GREENSBORO, N.C. – On Tuesday, July 4, fifty people will become United States citizens at a naturalization ceremony in Old Salem. One of those people is Alfred Foday, originally from Liberia.
“It’s a great country. Everyone wants to be part of this country, for different reasons,” he said, “But for me, taking the initiative to become a citizen of the United States, is for my children.”
Foday, his wife Mercy, and his oldest son left Liberia and came to America about 9 years ago.

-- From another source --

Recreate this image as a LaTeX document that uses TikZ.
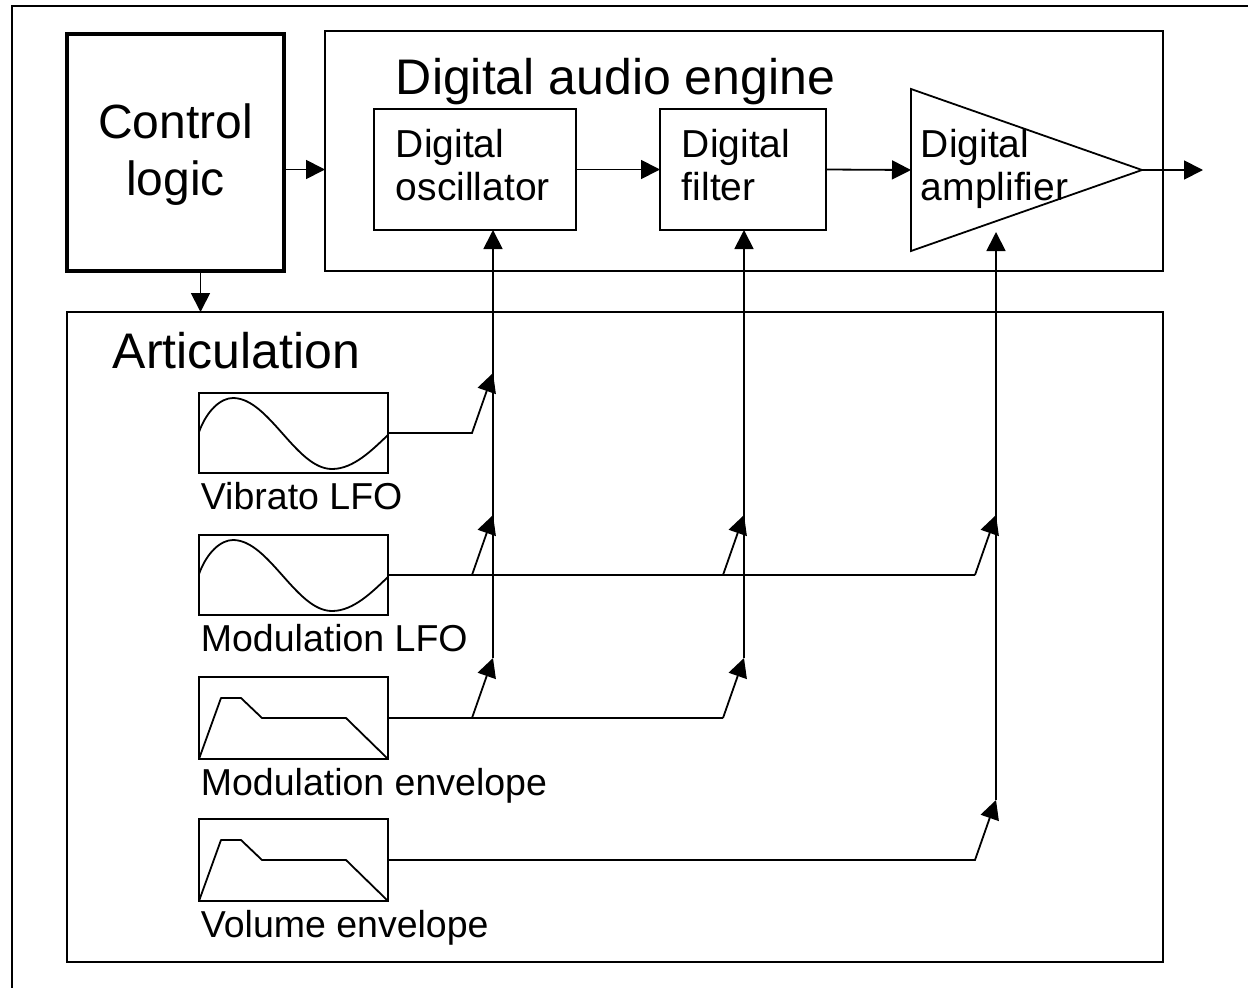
\documentclass[tikz,border=0pt]{standalone}
\usepackage{fontspec}
\setmainfont{Liberation Sans}
\usetikzlibrary{arrows.meta}

\begin{document}
\begin{tikzpicture}[x=1pt,y=-1pt,
  line width=1.8pt,
  frame/.style={draw, line width=1.8pt, inner sep=0pt, outer sep=0pt, anchor=north west},
  sig/.style={-{Triangle[length=19pt,width=19pt]}, line width=1.8pt},
  wire/.style={line width=1.8pt},
  heading/.style={anchor=base west, inner sep=0pt, font=\fontsize{50}{60}\selectfont},
  ctrltext/.style={anchor=base, inner sep=0pt, font=\fontsize{48}{57}\selectfont},
  boxtext/.style={anchor=base west, inner sep=0pt, font=\fontsize{39}{45}\selectfont},
  lbl/.style={anchor=base west, inner sep=0pt, font=\fontsize{37.5}{44}\selectfont},
  wave/.style={line width=1.8pt, line join=round}
]
\clip (0,0) rectangle (1248,988);

% sheet border
\node[frame, minimum width=1300, minimum height=1050] (sheet) at (12,6) {};

% control logic
\node[frame, line width=4pt, minimum width=217, minimum height=237] (ctrl) at (67,34) {};
\node[ctrltext] (ctrlA) at (175.5,138) {Control};
\node[ctrltext] (ctrlB) at (175.5,195) {logic};

% digital audio engine
\node[frame, minimum width=838, minimum height=240] (engine) at (325,31) {};
\node[heading] (engT) at (395,94) {Digital audio engine};

\node[frame, minimum width=202, minimum height=121] (osc) at (374,109) {};
\node[boxtext] (oscA) at (395,157) {Digital};
\node[boxtext] (oscB) at (395,200) {oscillator};

\node[frame, minimum width=166, minimum height=121] (filt) at (660,109) {};
\node[boxtext] (filtA) at (681,157) {Digital};
\node[boxtext] (filtB) at (681,200) {filter};

% amplifier triangle
\coordinate (ampin) at (911,170);
\coordinate (ampout) at (1142,170);
\draw[wire, line join=miter] (911,89) -- (ampout) -- (911,251) -- cycle;
\node[boxtext] (ampA) at (920,157) {Digital};
\node[boxtext] (ampB) at (920,200) {amplifier};
\coordinate (audioout) at (1203,170);

% articulation
\node[frame, minimum width=1096, minimum height=650] (artic) at (67,312) {};
\node[heading] (artT) at (112,368) {Articulation};

\node[frame, minimum width=189, minimum height=80] (vib) at (199,393) {};
\node[frame, minimum width=189, minimum height=80] (mlfo) at (199,535) {};
\node[frame, minimum width=189, minimum height=82] (menv) at (199,677) {};
\node[frame, minimum width=189, minimum height=82] (venv) at (199,819) {};

\node[lbl] (vibL) at (200,509) {Vibrato LFO};
\node[lbl] (mlfoL) at (200,651) {Modulation LFO};
\node[lbl] (menvL) at (200,795) {Modulation envelope};
\node[lbl] (venvL) at (200,937) {Volume envelope};

% waveforms
\foreach \b in {vib,mlfo}{
  \begin{scope}[shift={(\b.north west)}]
    \draw[wave] (0,39) .. controls (8,17) and (22,5) .. (34,5)
      .. controls (70,5) and (97,76) .. (133,76)
      .. controls (155,76) and (174,56) .. (189,42);
  \end{scope}
}
\foreach \b in {menv,venv}{
  \begin{scope}[shift={(\b.north west)}]
    \draw[wave] (0,82) -- (22,21) -- (42,21) -- (63,41) -- (147,41) -- (189,82);
  \end{scope}
}

% modulation destinations
\coordinate (oscin) at (493,230);
\coordinate (filtin) at (744,230);
\coordinate (ampmod) at (996,232);

\coordinate (oscV) at (493,373);
\coordinate (oscM) at (493,515);
\coordinate (oscE) at (493,658);
\coordinate (filtM) at (744,515);
\coordinate (filtE) at (744,658);
\coordinate (ampM) at (996,515);
\coordinate (ampE) at (996,800);

% signal path
\draw[sig] (ctrl.east |- osc.east) -- (engine.west |- osc.east);
\draw[sig] ([xshift=25pt]ctrl.south) -- ([xshift=25pt]ctrl.south |- artic.north);
\draw[sig] (osc.east) -- (filt.west);
\draw[sig] (filt.east) -- (ampin);
\draw[sig] (ampout) -- (audioout);

% modulation buses
\draw[sig] (oscE) -- (oscin);
\draw[sig] (filtE) -- (filtin);
\draw[sig] (ampE) -- (ampmod);

% vibrato LFO
\draw[sig] (vib.east) -- (vib.east -| 472,0) -- (oscV);
% modulation LFO
\draw[wire] (mlfo.east) -- (mlfo.east -| 975,0);
\draw[sig] (mlfo.east -| 472,0) -- (oscM);
\draw[sig] (mlfo.east -| 723,0) -- (filtM);
\draw[sig] (mlfo.east -| 975,0) -- (ampM);
% modulation envelope
\draw[wire] (menv.east) -- (menv.east -| 723,0);
\draw[sig] (menv.east -| 472,0) -- (oscE);
\draw[sig] (menv.east -| 723,0) -- (filtE);
% volume envelope
\draw[sig] (venv.east) -- (venv.east -| 975,0) -- (ampE);
\end{tikzpicture}
\end{document}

He remembers the date well – September 8, 2008. His home country had been suffering from civil war and the economic breakdown that followed.
“Our whole economics was broken down,” Foday said, “And I prayed, and thank God for this country, the United States that provides a lot of economic opportunities to people.”
Years later, he has 6 children, a home, and a job in Greensboro and calls it the American Dream. Although he's from West Africa, he says he's as American as it comes.
“I am American. One way or the other, I am American. So I ought to make it legal,” he said.
On July 4, in Old Salem, he’s making it official and becoming a citizen after a years-long naturalization process. He'll be one out of 50 people from 26 countries to do it.
“I am very excited. Everyone is excited for this kind of news, you know being a citizen of the United States,” he said.
Every year, U.S. Citizenship and Immigration Services reports about 680,000 people become U.S. citizens.